3. Product Managers are neither designers nor engineers.
Do what you do best. Focus on strategy and the desire of end-users. Not all of us will have the luxury of product development divisions waiting to contribute their best lines of code to a problem, but a product manager must emphasize strategy and vision.
You will be inclined to pick colors and layouts and sand the rough edges of workflows and user interfaces. Unless you’re also the lead user experience person or code-writer, you must avoid phrases like “move it up and to the left and make it a little more purple.”
A product manager’s key role is strategic, not tactical. If you’re lucky enough to have divisional peers, the other organizations will support your strategic efforts, you won’t be supporting others’ tactical tasks. This sounds a bit arrogant, but remember parts 1 and 2 of this blog post. A product manager owns the problem. A product manager is the voice of the user / customer.

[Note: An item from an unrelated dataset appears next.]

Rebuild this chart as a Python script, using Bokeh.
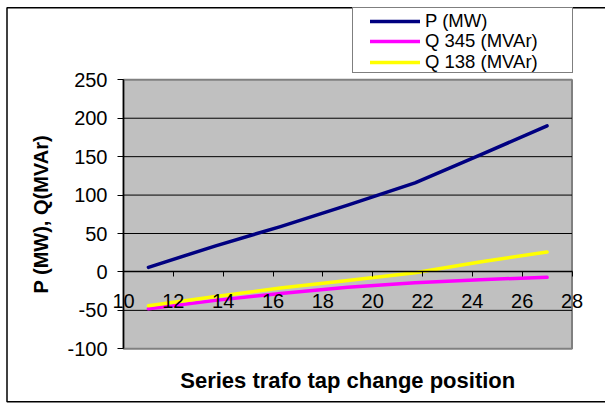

Strategic thinking and leadership means providing focus and direction for the constant stream of organizational and individual actions with the future needs and direction of the organization in mind. Keep in mind that the confidence that often comes with product management is a double-edged sword. If the product team isn’t doing its job, then others will try to fill that gap. A colleague of mine used to always say (with rolling eyes and exasperation), “Everyone wants to be a product manager.” It does look fun sometimes. But there’s enough to do to be a good product manager without also being head engineer, designer, marketeer, and sales lead.